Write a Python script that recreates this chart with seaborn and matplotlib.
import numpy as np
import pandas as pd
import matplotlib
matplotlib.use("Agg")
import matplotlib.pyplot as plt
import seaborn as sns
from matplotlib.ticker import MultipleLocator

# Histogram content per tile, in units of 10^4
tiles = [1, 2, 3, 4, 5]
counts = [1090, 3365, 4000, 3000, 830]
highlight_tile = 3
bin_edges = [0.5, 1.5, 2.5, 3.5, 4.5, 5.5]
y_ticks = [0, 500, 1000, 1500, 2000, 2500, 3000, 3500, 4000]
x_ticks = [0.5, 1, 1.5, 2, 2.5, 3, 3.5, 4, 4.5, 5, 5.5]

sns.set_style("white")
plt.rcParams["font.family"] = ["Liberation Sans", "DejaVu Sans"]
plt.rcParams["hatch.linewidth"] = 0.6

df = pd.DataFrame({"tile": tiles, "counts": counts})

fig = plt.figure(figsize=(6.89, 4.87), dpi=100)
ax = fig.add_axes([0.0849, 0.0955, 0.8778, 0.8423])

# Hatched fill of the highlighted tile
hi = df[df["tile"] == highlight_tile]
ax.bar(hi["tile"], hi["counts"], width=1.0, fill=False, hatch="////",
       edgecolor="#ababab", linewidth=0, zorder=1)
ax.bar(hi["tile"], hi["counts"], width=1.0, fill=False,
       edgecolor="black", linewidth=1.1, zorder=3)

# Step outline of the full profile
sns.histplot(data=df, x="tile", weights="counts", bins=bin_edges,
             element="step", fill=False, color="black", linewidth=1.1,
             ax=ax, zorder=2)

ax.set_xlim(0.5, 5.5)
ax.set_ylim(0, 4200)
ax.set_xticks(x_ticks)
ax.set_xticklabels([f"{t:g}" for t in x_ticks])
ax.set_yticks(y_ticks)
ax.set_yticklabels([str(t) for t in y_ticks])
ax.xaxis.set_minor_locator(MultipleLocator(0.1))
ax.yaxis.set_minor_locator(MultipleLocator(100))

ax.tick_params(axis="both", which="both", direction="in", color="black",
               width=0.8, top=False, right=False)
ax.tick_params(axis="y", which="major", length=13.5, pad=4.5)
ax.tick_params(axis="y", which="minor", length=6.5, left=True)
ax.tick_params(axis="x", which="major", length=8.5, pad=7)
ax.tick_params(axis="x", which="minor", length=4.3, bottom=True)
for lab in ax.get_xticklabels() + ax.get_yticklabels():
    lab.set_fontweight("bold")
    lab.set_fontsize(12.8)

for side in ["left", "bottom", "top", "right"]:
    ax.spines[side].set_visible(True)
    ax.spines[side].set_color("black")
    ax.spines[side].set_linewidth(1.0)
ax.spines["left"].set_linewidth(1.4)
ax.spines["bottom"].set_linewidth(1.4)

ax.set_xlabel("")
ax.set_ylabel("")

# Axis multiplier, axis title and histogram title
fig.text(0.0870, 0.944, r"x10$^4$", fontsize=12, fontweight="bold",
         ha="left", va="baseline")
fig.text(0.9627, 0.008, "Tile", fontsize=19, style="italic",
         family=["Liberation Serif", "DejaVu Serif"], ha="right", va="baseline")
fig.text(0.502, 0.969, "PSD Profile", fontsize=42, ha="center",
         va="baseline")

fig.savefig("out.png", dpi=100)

= = = =

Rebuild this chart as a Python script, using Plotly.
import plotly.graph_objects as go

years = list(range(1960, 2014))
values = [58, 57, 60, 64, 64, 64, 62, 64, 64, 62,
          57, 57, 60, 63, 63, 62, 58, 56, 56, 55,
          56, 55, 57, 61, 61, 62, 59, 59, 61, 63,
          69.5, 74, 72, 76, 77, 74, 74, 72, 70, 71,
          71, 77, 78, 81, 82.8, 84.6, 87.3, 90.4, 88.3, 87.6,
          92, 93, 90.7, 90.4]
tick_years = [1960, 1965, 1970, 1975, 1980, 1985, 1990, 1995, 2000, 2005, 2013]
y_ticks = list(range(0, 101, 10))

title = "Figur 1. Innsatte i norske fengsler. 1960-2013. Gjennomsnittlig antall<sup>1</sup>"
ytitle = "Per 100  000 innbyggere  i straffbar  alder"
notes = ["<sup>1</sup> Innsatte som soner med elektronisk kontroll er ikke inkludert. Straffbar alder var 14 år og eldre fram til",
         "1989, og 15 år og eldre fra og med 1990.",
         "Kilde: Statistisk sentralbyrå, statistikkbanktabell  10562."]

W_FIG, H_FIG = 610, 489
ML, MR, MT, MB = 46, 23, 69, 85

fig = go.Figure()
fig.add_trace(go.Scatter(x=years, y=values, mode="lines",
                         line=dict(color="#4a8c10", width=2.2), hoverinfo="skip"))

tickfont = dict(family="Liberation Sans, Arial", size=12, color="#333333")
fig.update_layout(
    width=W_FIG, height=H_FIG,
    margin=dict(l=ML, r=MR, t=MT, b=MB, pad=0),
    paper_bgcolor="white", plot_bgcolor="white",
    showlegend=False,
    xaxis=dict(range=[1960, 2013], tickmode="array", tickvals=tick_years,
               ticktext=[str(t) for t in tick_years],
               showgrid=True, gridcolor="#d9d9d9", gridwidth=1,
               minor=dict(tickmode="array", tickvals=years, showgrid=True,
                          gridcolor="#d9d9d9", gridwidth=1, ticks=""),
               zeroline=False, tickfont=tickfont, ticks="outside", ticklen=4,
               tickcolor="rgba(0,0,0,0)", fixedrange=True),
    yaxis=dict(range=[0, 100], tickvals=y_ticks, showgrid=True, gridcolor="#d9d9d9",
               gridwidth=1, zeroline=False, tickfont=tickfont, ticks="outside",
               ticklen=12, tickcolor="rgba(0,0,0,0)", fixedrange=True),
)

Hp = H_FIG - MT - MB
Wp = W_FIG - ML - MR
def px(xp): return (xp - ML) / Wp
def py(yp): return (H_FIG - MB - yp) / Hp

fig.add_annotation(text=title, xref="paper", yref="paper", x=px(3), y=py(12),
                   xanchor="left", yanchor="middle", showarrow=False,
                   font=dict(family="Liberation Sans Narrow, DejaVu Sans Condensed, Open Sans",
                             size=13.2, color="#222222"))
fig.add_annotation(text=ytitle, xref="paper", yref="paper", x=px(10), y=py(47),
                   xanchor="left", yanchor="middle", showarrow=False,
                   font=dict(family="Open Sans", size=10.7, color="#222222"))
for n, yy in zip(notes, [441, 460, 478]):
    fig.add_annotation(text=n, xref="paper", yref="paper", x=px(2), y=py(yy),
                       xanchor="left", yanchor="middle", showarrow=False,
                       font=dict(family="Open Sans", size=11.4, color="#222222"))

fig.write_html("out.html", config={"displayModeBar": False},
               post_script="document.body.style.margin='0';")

= = = =

Using the entries above, give again exactly the lines from the line holding "Write a Python" through the line holding "4.5, 5, 5.5]". Include both end lines and nothing else.

SOLUTION TO THIS EXERCISE:
Write a Python script that recreates this chart with seaborn and matplotlib.
import numpy as np
import pandas as pd
import matplotlib
matplotlib.use("Agg")
import matplotlib.pyplot as plt
import seaborn as sns
from matplotlib.ticker import MultipleLocator

# Histogram content per tile, in units of 10^4
tiles = [1, 2, 3, 4, 5]
counts = [1090, 3365, 4000, 3000, 830]
highlight_tile = 3
bin_edges = [0.5, 1.5, 2.5, 3.5, 4.5, 5.5]
y_ticks = [0, 500, 1000, 1500, 2000, 2500, 3000, 3500, 4000]
x_ticks = [0.5, 1, 1.5, 2, 2.5, 3, 3.5, 4, 4.5, 5, 5.5]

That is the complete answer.